From 1972 on he worked in permanent positions as 1st Kapellmeister at several Opera houses in West Germany and Hungary, served as permanent conductor of the Ballet National de Marseille "Roland Petit" with which he toured through Europe, was also invited by the Aterballetto and the Ballets of Bolshoi and Kremlin, worked as principal guest conductor of the Iceland Symphony Orchestra, as general music director of the Debrecen Philharmonic Orchestra and repeatedly as guest conductor of the Russian National Orchestra for concerts in Moscow and tours to the Volga cities and the Athens Festival.

Trikolidis was at the same time, from 1972, the permanent conductor and music director of the Thessaloniki State Symphony Orchestra for 38 years. As guest conductor he repeatedly conducted more than 140 orchestras in Europe, Australia, Russia and Japan, including: the Orchestre national de l'ORTF, the Russian National Orchestra, the Symphony Orchestras of Berlin, Nuremberg, Prague, Melbourne, the Symphony Orchestra of the Hungarian Radio and Television, the BBC National Orchestra of Wales, the Radio Symphony Orchestras of Hilversum, Sofia, Budapest, Belgrade, Bucharest, Lille, Athens and Moscow, the Budapest Philharmonic, Dresden Philharmonic, Yerevan Philharmonic, the Slovenian Philharmonic Orchestra, the Gulbenkian Orchestra in Lisbon, the George Enescu Philharmonic Orchestra, the Bruckner Orchestra Linz, the Graz Philharmonic, the Tonkünstler Orchestra in Vienna, the State Symphony Orchestra of Brandenburg in Berlin and the Athens State Orchestra.

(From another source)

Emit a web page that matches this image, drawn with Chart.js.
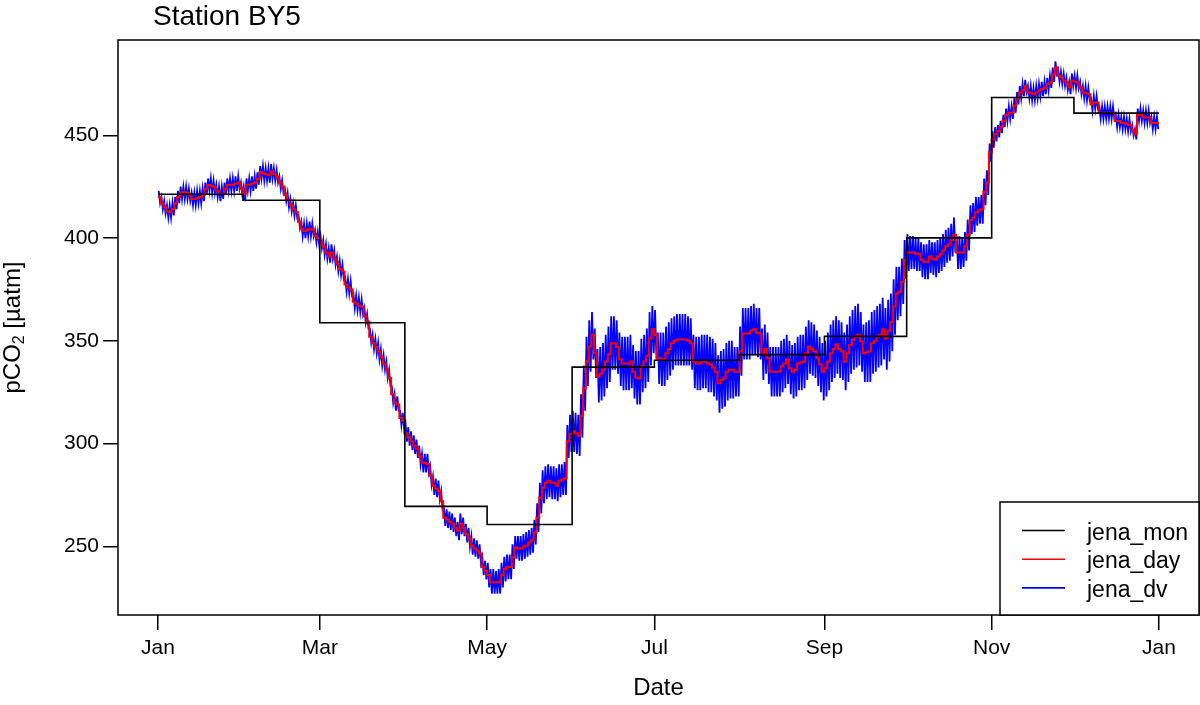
<!DOCTYPE html>
<html><head><meta charset="utf-8">
<script src="https://cdn.jsdelivr.net/npm/chart.js@4"></script>
<style>html,body{margin:0;padding:0;background:#fff;}canvas{display:block;}</style>
</head><body>
<canvas id="c" width="1200" height="705"></canvas>
<script>
const FONT = "'Liberation Sans', Arial, Helvetica, sans-serif";
const titleText = 'Station BY5';
const xTitle = 'Date';
const seriesNames = ['jena_mon', 'jena_day', 'jena_dv'];
const seriesColors = ['#000000', '#ff0000', '#0000ff'];
const tickLabels = ['Jan', 'Mar', 'May', 'Jul', 'Sep', 'Nov', 'Jan'];
const tickDays = [0, 59, 120, 181, 243, 304, 365];
const yTicks = [250, 300, 350, 400, 450];
const monthStart = [0, 31, 59, 90, 120, 151, 181, 212, 243, 273, 304, 334];
const jenaMon = [421.3, 418.4, 358.8, 269.5, 260.7, 337.2, 340.6, 343.3, 352.2, 400.1, 468.4, 460.8];
const jenaDay = [
420,417,415,413,412.7,414,417,420,422,422.4,
422,421,419,419,419.5,420,421,424,425.8,425.5,
425,423,421.5,421.5,424,426,426,426,426.5,427,
424,421.5,426,426,426.5,427,428.7,432,431.5,431,
430.6,432.5,431,429.7,427,425,421,418.5,416,414,
412.7,408,404.5,403.5,404,404.5,404,401,400,398,
395.8,393,391,393,390,387.5,385,383.7,377.4,376,
375,369,368,367,366.7,362,359.4,352,349,347,
345,342,339,336,332,324,320,319,312.5,311,
305,303,301,299,297.5,294,290.8,290.5,290,284.4,
279.5,278,277,272,264,263,262,261,259,257.7,
261,259,256,254,250.5,249,248,246.5,240,238,
236,232.6,232.6,232.6,232.6,236,239,240,240,244.7,
249.5,249,249,250,250.5,252,253,256.8,264,273.7,
278.6,281,282,281,281,279.5,282,282.5,283,301,
304.7,306,305,303.8,313.5,327,340,347.3,353,344,
332.8,334,336,340,343.5,348.8,348.8,347,341,339,
339,339,340,335,332,331.8,337.7,340,342.5,351.2,
355.6,353,341.5,341,341,344,346,348.8,350,350.7,
350.7,350.7,350.7,350,348.8,340,339,339,340,340,
339,338.6,337,335,329.4,331,331.8,335,336,336,
335,335,344.9,353.6,353.6,353.6,355,355.6,354,353.6,
343.5,346,341.5,335,335,335,335,337.7,339,341,
336.7,335,336,339,339.5,340,344,347.3,346,345,
341.5,338.6,335,336.7,340,344,346,348.3,346,345,
340,344,348,350.7,352,353,349.8,344,344.5,345,
348.8,350,352,353,355.6,351.2,355,359,366.7,373,
374,378.8,389.5,393,393,393,392.4,392.4,389.5,388.5,
388.5,391,390,389.5,391,392.4,394,396,397,399,
401.6,393,393,393,396,401.6,408.8,410,412.7,413.5,
414,422.4,427,441.8,448,450.5,452,454,457,460,
461,461,464.5,468,470.8,472,474,470.8,470.5,470,
471,471.8,472.5,473.2,475,475.7,479.5,483,479,478,
476.6,475,473.2,476.6,476,475.7,473,470.8,470.5,470,
465,466,466,461,461,461,461,461,461,457,
457,456,456,455.3,455,452.4,450.5,460,460,458.7,
458.7,458.7,456,456,456
];
// two readings per day (night high, afternoon low)
const jenaDv = [
423,417,420,414,418,412,416,410,416,410,417,411,420,414,423,417,425,419,425,419,
425,419,424,418,422,416,422,416,423,417,423,417,424,418,427,421,429,423,429,422,
428,422,426,420,425,418,425,419,427,421,429,423,429,423,429,423,430,423,430,424,
427,421,425,418,429,423,429,423,430,423,430,424,432,426,435,429,435,428,434,428,
434,427,436,429,434,428,433,427,430,424,428,422,424,418,422,415,419,413,417,411,
416,410,411,405,408,401,407,400,407,401,408,401,407,401,404,398,403,397,401,395,
399,392,397,390,395,388,397,390,394,387,391,384,389,382,387,380,381,374,380,373,
379,372,373,366,372,365,371,364,370,363,366,359,363,356,356,349,353,346,351,344,
349,341,346,338,343,336,340,332,336,328,328,320,324,316,323,316,316,309,315,307,
310,301,308,299,306,297,304,295,302,293,299,290,295,286,295,286,295,286,289,280,
284,275,283,274,282,273,277,268,269,260,268,259,267,258,266,257,264,255,262,253,
266,256,264,255,261,252,259,250,255,246,254,245,253,244,251,242,245,236,243,234,
242,230,239,227,239,227,238,227,239,227,242,230,245,233,246,234,246,234,251,239,
255,244,255,243,255,243,256,244,257,245,258,246,259,247,263,251,271,257,281,266,
287,271,289,273,290,274,289,273,289,273,288,272,290,274,290,275,291,275,309,293,
314,296,316,296,315,295,314,294,324,303,338,316,352,328,360,335,364,341,356,332,
346,320,347,321,349,323,353,327,357,330,362,336,362,336,360,334,354,328,352,326,
352,326,352,326,353,327,348,322,345,319,345,319,351,325,353,327,356,330,364,338,
367,344,365,341,354,329,354,328,354,328,357,331,359,333,361,336,362,338,363,338,
363,338,363,338,363,338,362,338,361,336,353,327,352,326,352,326,353,327,353,327,
353,325,352,325,351,323,349,321,343,315,345,317,346,318,349,321,350,322,350,322,
347,323,347,323,357,333,366,341,366,341,366,341,367,343,368,343,366,342,366,341,
356,331,358,334,354,329,347,323,347,323,347,323,347,323,350,325,351,327,353,329,
350,324,348,322,349,323,352,326,353,326,353,327,357,331,360,334,359,333,358,332,
355,328,352,325,349,321,350,323,354,326,358,330,360,332,362,334,360,332,359,331,
354,326,358,330,362,334,365,336,367,337,368,338,364,335,358,330,359,330,360,330,
364,334,365,335,367,337,368,338,371,341,366,336,370,340,373,345,380,353,386,360,
386,362,390,368,399,380,402,384,401,385,401,385,400,384,400,384,398,381,397,380,
397,380,399,383,398,382,398,381,399,383,400,384,402,386,404,388,405,389,407,391,
410,393,401,385,401,385,400,386,403,389,409,394,416,402,417,403,420,406,420,407,
421,407,429,416,433,421,446,437,452,444,454,447,455,449,457,451,460,454,463,457,
464,458,464,458,468,461,471,465,474,468,475,469,477,471,474,468,474,467,473,467,
474,468,475,469,476,469,476,470,478,472,479,473,483,476,486,480,482,476,481,475,
480,474,478,472,476,470,480,474,479,473,479,473,476,470,474,468,474,467,473,467,
468,462,469,463,469,463,464,458,464,458,464,458,464,458,464,458,464,458,460,454,
460,454,459,453,459,453,458,452,458,452,455,450,453,448,463,457,463,457,462,456,
462,456,462,456,459,453,459,453,459,453
];

const YEAR_END = 365;
const monPts = monthStart.map((d, i) => ({ x: d, y: jenaMon[i] }));
monPts.push({ x: YEAR_END, y: jenaMon[jenaMon.length - 1] });
const dayPts = jenaDay.map((v, i) => ({ x: i, y: v }));
dayPts.push({ x: YEAR_END, y: jenaDay[jenaDay.length - 1] });
const dvPts = jenaDv.map((v, i) => ({ x: i / 2 + 0.25, y: v }));

// R-style 4% axis extension
const xPad = 0.04 * YEAR_END;
const yMinData = Math.min(...jenaDv), yMaxData = Math.max(...jenaDv);
const yPad = 0.04 * (yMaxData - yMinData);

const frame = {
  id: 'frame',
  afterDatasetsDraw(chart) {
    const ctx = chart.ctx, a = chart.chartArea;
    ctx.save();
    ctx.strokeStyle = '#000';
    ctx.lineWidth = 1.5;
    ctx.strokeRect(a.left, a.top, a.right - a.left, a.bottom - a.top);

    // legend (bottom right)
    const lw = 199, lh = 113;
    const lx = a.right - lw, ly = a.bottom - lh;
    ctx.fillStyle = '#fff';
    ctx.fillRect(lx, ly, lw, lh);
    ctx.strokeRect(lx, ly, lw, lh);
    ctx.font = '23px ' + FONT;
    ctx.textBaseline = 'alphabetic';
    ctx.textAlign = 'left';
    seriesNames.forEach((n, i) => {
      const yy = ly + 28.5 + i * 28.7;
      ctx.strokeStyle = seriesColors[i];
      ctx.lineWidth = 1.6;
      ctx.beginPath(); ctx.moveTo(lx + 22, yy); ctx.lineTo(lx + 65, yy); ctx.stroke();
      ctx.fillStyle = '#000';
      ctx.fillText(n, lx + 87, yy + 9);
    });

    // title
    ctx.fillStyle = '#000';
    ctx.font = '28px ' + FONT;
    ctx.fillText(titleText, 153, 25);

    // x title
    ctx.font = '24px ' + FONT;
    ctx.textAlign = 'center';
    ctx.fillText(xTitle, (a.left + a.right) / 2, 695);

    // y title with subscript
    ctx.translate(20, (a.top + a.bottom) / 2);
    ctx.rotate(-Math.PI / 2);
    ctx.textAlign = 'left';
    const big = '24px ' + FONT, small = '16px ' + FONT;
    ctx.font = big; const w1 = ctx.measureText('pCO').width;
    ctx.font = small; const w2 = ctx.measureText('2').width;
    ctx.font = big; const w3 = ctx.measureText(' [\u00b5atm]').width;
    let sx = -(w1 + w2 + w3) / 2;
    ctx.font = big; ctx.fillText('pCO', sx, 0); sx += w1;
    ctx.font = small; ctx.fillText('2', sx, 4); sx += w2;
    ctx.font = big; ctx.fillText(' [\u00b5atm]', sx, 0);
    ctx.restore();
  }
};

new Chart(document.getElementById('c'), {
  type: 'line',
  data: {
    datasets: [
      { label: seriesNames[0], data: monPts, borderColor: seriesColors[0], borderWidth: 1.6, stepped: 'before', order: 0 },
      { label: seriesNames[1], data: dayPts, borderColor: seriesColors[1], borderWidth: 2, stepped: 'before', order: 1 },
      { label: seriesNames[2], data: dvPts, borderColor: seriesColors[2], borderWidth: 1.8, order: 2 }
    ]
  },
  options: {
    responsive: false,
    animation: false,
    devicePixelRatio: 1,
    layout: { padding: { top: 40, right: 1, left: 0, bottom: 0 } },
    elements: { point: { radius: 0 }, line: { tension: 0, fill: false } },
    plugins: { legend: { display: false }, tooltip: { enabled: false }, title: { display: false } },
    scales: {
      x: {
        type: 'linear',
        min: -xPad, max: YEAR_END + xPad,
        afterBuildTicks(s) { s.ticks = tickDays.map(v => ({ value: v })); },
        afterFit(s) { s.height = 90; },
        ticks: { autoSkip: false, maxRotation: 0, color: '#000', padding: 6,
                 font: { family: FONT, size: 21 },
                 callback: (v, i) => tickLabels[i] },
        grid: { drawOnChartArea: false, drawTicks: true, tickLength: 15, color: '#000', lineWidth: 1.5 },
        border: { display: false }
      },
      y: {
        min: yMinData - yPad, max: yMaxData + yPad,
        afterBuildTicks(s) { s.ticks = yTicks.map(v => ({ value: v })); },
        afterFit(s) { s.width = 118; },
        ticks: { color: '#000', padding: 4, font: { family: FONT, size: 21 }, callback: v => String(v) },
        grid: { drawOnChartArea: false, drawTicks: true, tickLength: 15, color: '#000', lineWidth: 1.5 },
        border: { display: false }
      }
    }
  },
  plugins: [frame]
});
</script>
</body></html>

He appeared at the festivals of Dresden, Paris, Budapest, Aix-en-Provence, Besançon, Athens, Vienna “Music Summer” and the “Dimitria festival” of Thessaloniki. He conducted in radio productions and TV concerts with ABC, BBC, ORTF, RAI, WDR, ORF, MRT, NRU, and a cycle of 12 TV concerts with the Hungarian television. He has recorded CDs with: a) the Budapest Philharmonic Orchestra (Hungaroton), Verdi – Overtures, b) the Gulbenkian Symphony Orchestra of Lisbon (Syrinx), Mozart – Piano Concertos with soloist Georges Pludermacher) with the Iceland Symphony Orchestra (S.C.U.), Works of Icelandic composers.

Trikolidis died on 20 January 2022, at the age of 74.